Istotnym elementem gry jest oczywiście uzbrojenie. Mamy w końcu do czynienia z „zaawansowanym konfliktem zbrojnym”, do dyspozycji oddano więc między innymi broń laserową. Niektóre granaty przez moment szybują w powietrzu szukając celu. Dysponujemy nawet gadżetem, który zupełnie wycisza wszelkie dźwięki na wskazanym obszarze, co staje się bardzo przydatne podczas skradania.
Michael Condrey uważa, że nowości obecne w Advanced Warfare to „najpoważniejsze zmiany wprowadzone do Call of Duty w ciągu ostatniego dziesięciolecia”. To odważna wypowiedź. Nawet ja sam nie jestem jeszcze do końca przekonany, głównie dlatego, że widziałem wyłącznie tryb kampanii. Zauważa się tutaj obecność nowych pomysłów, ale koniec końców - to efektowne Call of Duty. Najpierw wędrujesz za towarzyszem z ciężkim, angielskim akcentem, później wyważasz drzwi i likwidujesz wrogów korzystają ze spowolnienia czasu. Jest też obowiązkowy zjazd na linie z klifu, a także mnóstwo „złych gości” do zastrzelenia.

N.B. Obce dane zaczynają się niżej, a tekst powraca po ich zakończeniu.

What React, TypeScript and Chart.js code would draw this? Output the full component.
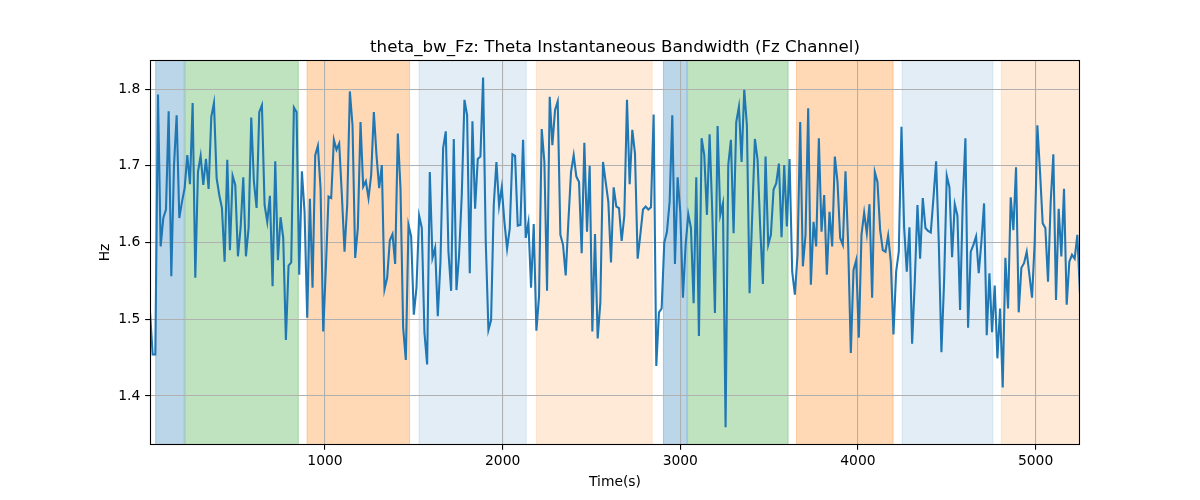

Mimo że prezentacja przypomniała Dead Space - które uwielbiam - to tak naprawdę sprawiła, że jestem bardziej podekscytowany trybem sieciowym niż kampanią. Można sobie wyobrazić, że korzystanie z kombinezonu Exo w grze sieciowej będzie naprawdę odświeżającym dodatkiem. Może będę mógł przepchnąć wrak samochodu, by zapewnić osłonę kolegom? Może wskoczę na dach budynku, by zaskoczyć snajpera? A może wystrzelę linkę z hakiem, by szybko uciec przeciwnikowi, lub celnym prawym sierpowym - wzmocnionym siłą kombinezonu - wyślę wroga poza mapę?
To by dopiero były „poważne zmiany”.